■ DIRECTION
Omit all images, then return the remaining material exactly as it stands.

■ DATA EXTRACT
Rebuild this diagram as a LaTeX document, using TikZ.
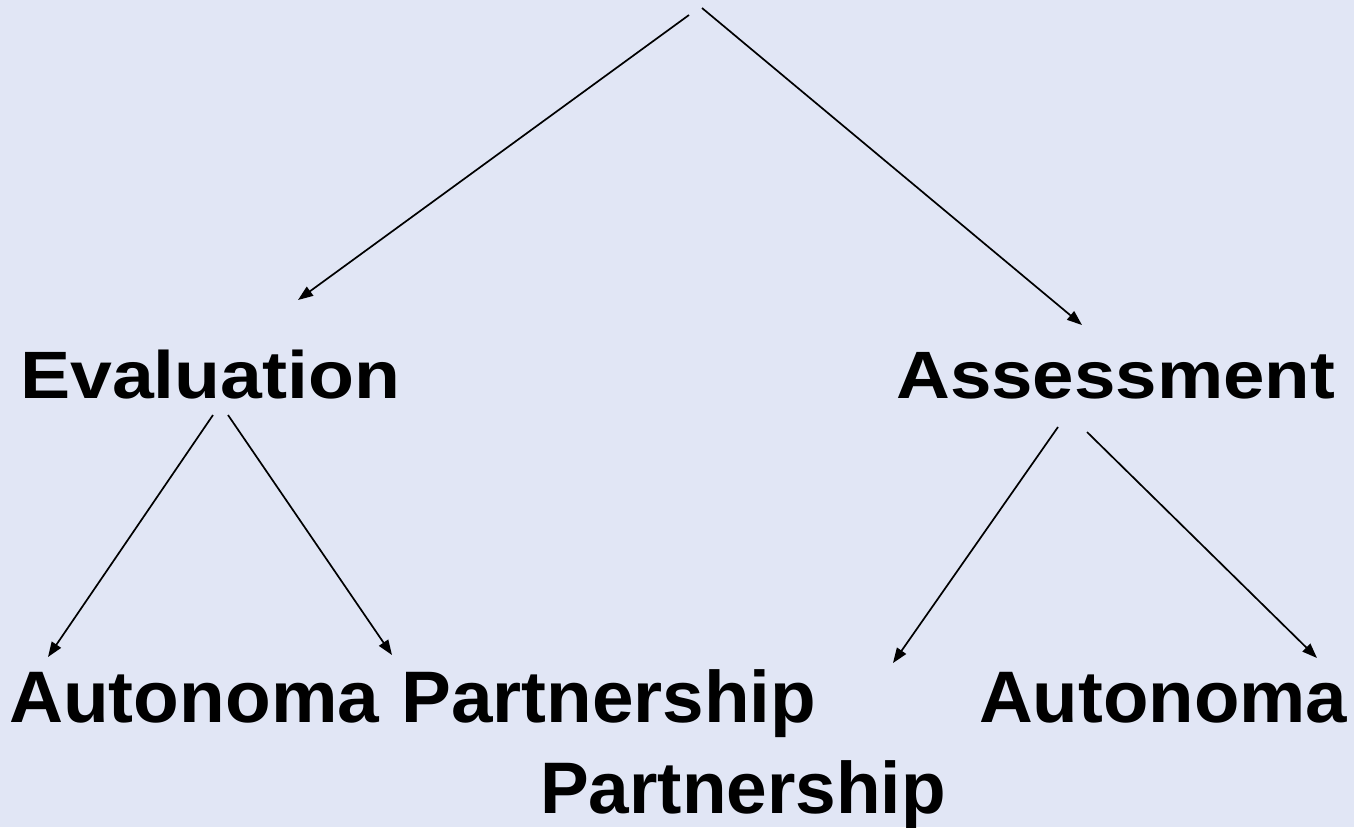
\documentclass[tikz,border=0pt]{standalone}
\usepackage{fontspec}
\setmainfont{Liberation Sans}
\usetikzlibrary{arrows.meta}
\definecolor{bg}{RGB}{225,230,245}
\tikzset{
  lbl/.style={anchor=base west, inner sep=0pt, font=\fontsize{73}{80}\selectfont\bfseries, text=black},
  lbltop/.style={anchor=base west, inner sep=0pt, font=\fontsize{67}{72}\selectfont\bfseries, text=black},
  conn/.style={draw=black, line width=1.7pt, -{Triangle[length=15pt,width=11pt]}}
}
\begin{document}
\begin{tikzpicture}[x=1pt,y=-1pt]
\fill[bg] (0,0) rectangle (1354,827);
\useasboundingbox (0,0) rectangle (1354,827);
\node[lbltop] (ev) at (20,398) {\scalebox{1.122}[1]{Evaluation}};
\node[lbltop] (as) at (896,398) {\scalebox{1.112}[1]{Assessment}};
\node[lbl] (au1) at (9,722) {\scalebox{1.025}[1]{Autonoma}};
\node[lbl] (pa1) at (401,722) {\scalebox{1.023}[1]{Partnership}};
\node[lbl] (au2) at (979,722) {\scalebox{1.02}[1]{Autonoma}};
\node[lbl] (pa2) at (540,813) {Partnership};
\coordinate (rootL) at (689,15);
\coordinate (rootR) at (702,8);
\coordinate (evTopIn) at (298,300);
\coordinate (asTopIn) at (1082,325);
\coordinate (evOutL) at (213,415);
\coordinate (evOutR) at (228,415);
\coordinate (au1In) at (48,657);
\coordinate (pa1In) at (392,655);
\coordinate (asOutL) at (1058,427);
\coordinate (asOutR) at (1087,432);
\coordinate (pa2In) at (893,663);
\coordinate (au2In) at (1317,658);
\draw[conn] (rootL) -- (evTopIn);
\draw[conn] (rootR) -- (asTopIn);
\draw[conn] (evOutL) -- (au1In);
\draw[conn] (evOutR) -- (pa1In);
\draw[conn] (asOutL) -- (pa2In);
\draw[conn] (asOutR) -- (au2In);
\end{tikzpicture}
\end{document}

■ SOLVED EXERCISE
Rebuild this diagram as a LaTeX document, using TikZ.
\documentclass[tikz,border=0pt]{standalone}
\usepackage{fontspec}
\setmainfont{Liberation Sans}
\usetikzlibrary{arrows.meta}
\definecolor{bg}{RGB}{225,230,245}
\tikzset{
  lbl/.style={anchor=base west, inner sep=0pt, font=\fontsize{73}{80}\selectfont\bfseries, text=black},
  lbltop/.style={anchor=base west, inner sep=0pt, font=\fontsize{67}{72}\selectfont\bfseries, text=black},
  conn/.style={draw=black, line width=1.7pt, -{Triangle[length=15pt,width=11pt]}}
}
\begin{document}
\begin{tikzpicture}[x=1pt,y=-1pt]
\fill[bg] (0,0) rectangle (1354,827);
\useasboundingbox (0,0) rectangle (1354,827);
\node[lbltop] (ev) at (20,398) {\scalebox{1.122}[1]{Evaluation}};
\node[lbltop] (as) at (896,398) {\scalebox{1.112}[1]{Assessment}};
\node[lbl] (au1) at (9,722) {\scalebox{1.025}[1]{Autonoma}};
\node[lbl] (pa1) at (401,722) {\scalebox{1.023}[1]{Partnership}};
\node[lbl] (au2) at (979,722) {\scalebox{1.02}[1]{Autonoma}};
\node[lbl] (pa2) at (540,813) {Partnership};
\coordinate (rootL) at (689,15);
\coordinate (rootR) at (702,8);
\coordinate (evTopIn) at (298,300);
\coordinate (asTopIn) at (1082,325);
\coordinate (evOutL) at (213,415);
\coordinate (evOutR) at (228,415);
\coordinate (au1In) at (48,657);
\coordinate (pa1In) at (392,655);
\coordinate (asOutL) at (1058,427);
\coordinate (asOutR) at (1087,432);
\coordinate (pa2In) at (893,663);
\coordinate (au2In) at (1317,658);
\draw[conn] (rootL) -- (evTopIn);
\draw[conn] (rootR) -- (asTopIn);
\draw[conn] (evOutL) -- (au1In);
\draw[conn] (evOutR) -- (pa1In);
\draw[conn] (asOutL) -- (pa2In);
\draw[conn] (asOutR) -- (au2In);
\end{tikzpicture}
\end{document}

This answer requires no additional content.